Mars One goes bankrupt as reality catches up to the doomed space scam

A grand mission to Mars that was always light on details has come to a decidedly terrestrial end. Mars One, a controversial space exploration project that made it as far as the “highly produced videos” stage of space colonization, has quietly filed for bankruptcy, according to a liquidation listing spotted by a Redditor on r/space.

As the post explains, the private company that spearheaded the Mars One spectacle is actually made up of two parts, a not-for-profit called the Mars One Foundation and a for-profit company known as Mars One Ventures. In 2016, Swiss financial services company InFin Innovative Finance AG picked up Mars One Ventures in a takeover bid.
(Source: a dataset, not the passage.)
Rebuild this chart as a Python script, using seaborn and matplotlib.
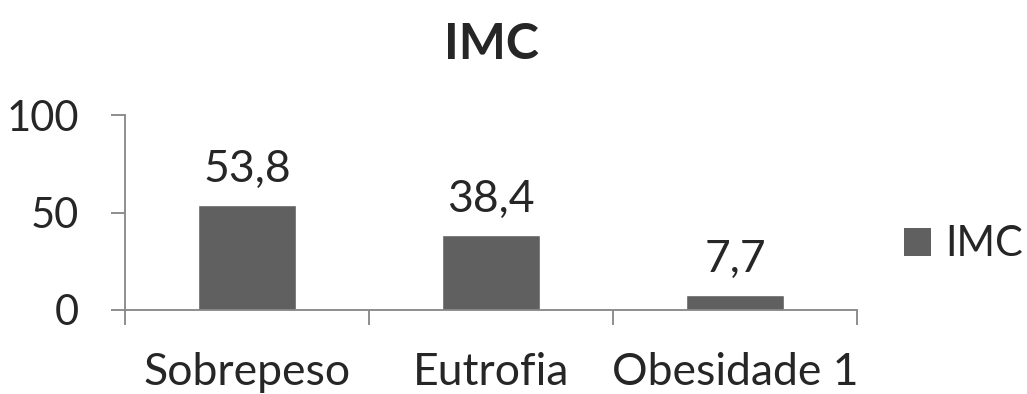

In a statement on the takeover, Mars One’s leadership explained how the plan was still on track, in spite of appearances.

“The takeover provides a solid path to funding the next steps of Mars One’s mission to establish a permanent human settlement on Mars. Those steps include reducing the remaining 100 astronaut candidates to just 24, as well as continuing the mission design phase with Mars One’s technology suppliers.”

When contacted about the bankruptcy, Mars One co-founder and CEO Bas Lansdorp told Engadget that the Mars One Foundation continues to operate but is stalled unless it receives an infusion of funds as Lansdorp works “to find a solution.”

Mars One was ill-fated from its inception, more grounded in CGI videos and marketing hype for a Mars mission reality TV show than any kind of scientific reality. And they couldn’t even get the show off the ground.

There were plenty of red flags for anyone willing to look, but the nature of its outlandish proposal allowed Mars One to prey on the intrinsic optimism and curiosity of would-be space explorers. As one finalist candidate revealed in an excellent exposé series on the company titled “All Dressed Up for Mars and Nowhere to Go,” Mars One’s financial reality looked like a multilevel marketing scheme — not a scientific expedition.

“When you join the ‘Mars One Community,’ which happens automatically if you applied as a candidate, they start giving you points. You get points for getting through each round of the selection process… and then the only way to get more points is to buy merchandise from Mars One or to donate money to them.”

An MIT report in 2014 issued other telling warning’s about the project’s feasibility.

“… If all food is obtained from locally grown crops, as Mars One envisions, the vegetation would produce unsafe levels of oxygen, which would set off a series of events that would eventually cause human inhabitants to suffocate.”

Taken together, those two telling details tell you pretty much everything you need to know about a sadly small-minded company that sold the public a lucrative tale about its big red dreams.